Jeremy M. Lazarus | 10/18/2019, 6 a.m.
A national group plans to assist Richmond City Treasurer Nichole Richardson Armstead and City Hall in creating a center to ...
Ms. Armstead

A national group plans to assist Richmond City Treasurer Nichole Richardson Armstead and City Hall in creating a center to provide professional one-on-one financial counseling to low- and moderate-income city residents, it was announced Wednesday.

According to the announcement, the Cities for Financial Empowerment Fund, selected Richmond as one of the cities to duplicate its model program to boost financial literacy now in planning or underway in 26 other localities.

The fund is to provide initial funding and technical support to enable Richmond to set up a financial empowerment center to offer the service at no charge.

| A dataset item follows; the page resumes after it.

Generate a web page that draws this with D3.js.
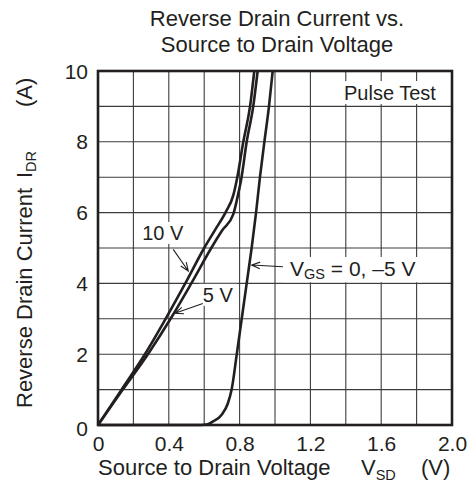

Ms. Armstead, who was in New York to receiving training on the program, told the Free Press on Wednesday that the CFE Fund awarded the city a $20,000 grant.

Other details are still unknown, including when the program might launch and the amount of funding the city might need to provide. In a news release from her office announcing the award, Ms. Armstead stated, “It has been my commitment to provide financial literacy opportunities to our communities, and with free one-on-one financial counseling for low-income residents, we (will be) providing tangible resources to empower all residents of our city.” Mayor Levar M. Stoney, in the news release, announced his support for the project that he stated would help Richmond’s efforts “to build an equitable economy. This opportunity for one-on-one counseling will give residents the power to make informed choices.”

Since her election in 2017, Ms. Richardson has created an advisory board to consider ways to increase financial literacy efforts.

She also held an inaugural financial literacy fair in April. According to the news release, Richmond has committed to setting up a model center where professional trained counselors would assist families to budget, pay down debt, increase savings and build credit.

According to the CFE Fund, the center also would integrate counseling in other areas, including housing, foreclosure preven- tion, workforce training, domestic violence and similar areas, to help eliminate other barriers.

The release states that the financial center model was initiated in New York in 2008 under Mayor Michael Bloomburg. With support from four national banks and Bloomburg Philanthropies, the CFE Fund has spread the idea and reports that existing centers have helped nearly 100,000 clients reduce their individual debt by $137 million and increase their savings.

Richmond was one of six communities the CFE Fund selected in the 2019 round in its continuing effort to expand the program.